I need to create huge data.frame of combinations, but I don't need them all. But as I saw here, expand.grid function is not able to add specific condition which combination throw out.
So I decided to go step by step. For example I have
variants<-9 # number of possible variants
aa<-c(0:variants) # vector of possible variants
ab<-c(0:variants)
ac<-c(0:variants)
ad<-c(0:variants)
ae<-c(0:variants)
af<-c(0:variants)
ag<-c(0:variants)
ah<-c(0:variants)
ai<-c(0:variants)
aj<-c(0:variants)
If I try to
expand.grid(aa,ab,ac,ad,ae,af,ag,ah,ai,aj)
the "cannot allocate vector of size" issue comes ..
So I tried to go step by step like
step<-2 # it is a condition for subsetting the grid
grid_2<-expand.grid(aa,ab)
sub_grid_2<-grid_2[abs(grid_2[,1]-grid_2[,2])<=step,]
which gives me combinations I need. To save memory I add then another column like
fun_grid_list_3<-function(x){
a<-sub_grid_2[x,1]
b<-sub_grid_2[x,2]
d<-rep(c(1:variants))
c<-data.frame(Var1=rep(a,variants),Var2=rep(b,variants),Var3=d)
return(c)
}
sublist_grid_3<-mclapply(c(1:nrow(sub_grid_2)),fun_grid_list_3,mc.cores=detectCores(),mc.preschedule=FALSE)
sub_grid_3=ldply(sublist_grid_3)
But the problem comes when I come to grid of 8 and more variables. It takes so much time, but it should be just adding a number into another frame. Maybe I am wrong and it trully need that time but I hope there is a more efficient way how to do this.

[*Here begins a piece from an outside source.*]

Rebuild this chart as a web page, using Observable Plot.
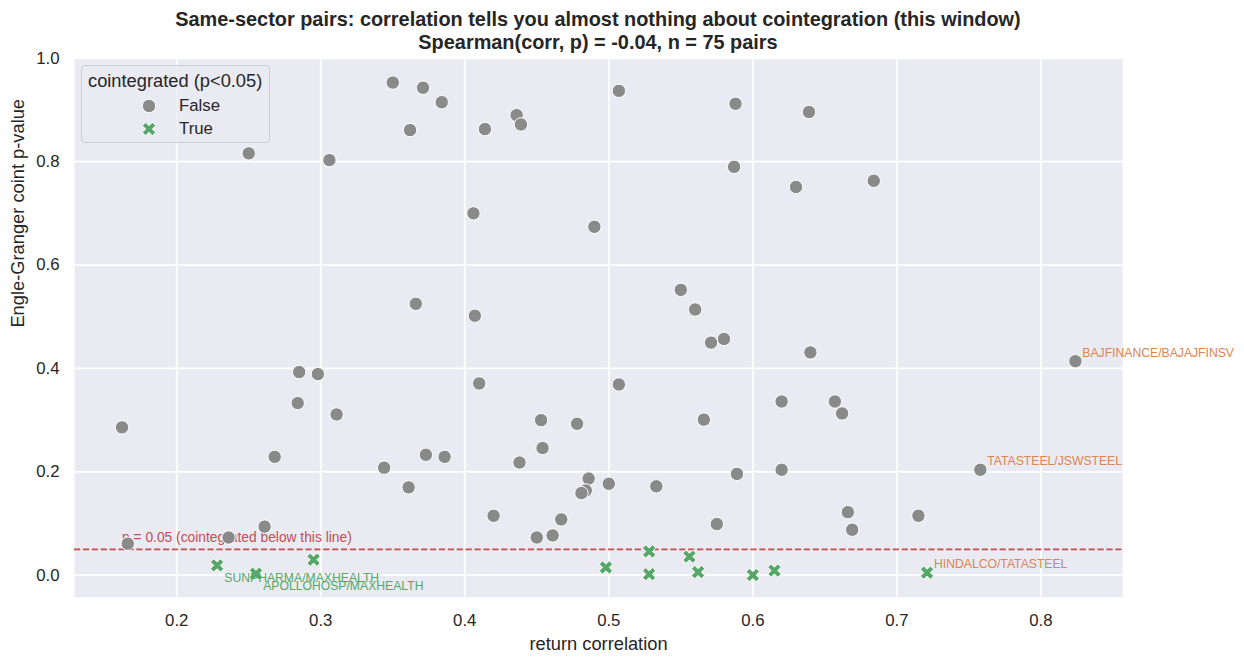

All I need is to create expand.grid of 2 variables, then add condition to subset it. Then add another column which respects the subsetted grid (add c(0:variants) to every row, it means create more rows of course ... and then subset it by condition and so ....
Can anybody help to make it faster? I hoped that use mclapply trought function should be the fastest, but maybe not ..
Thanks to anyone ...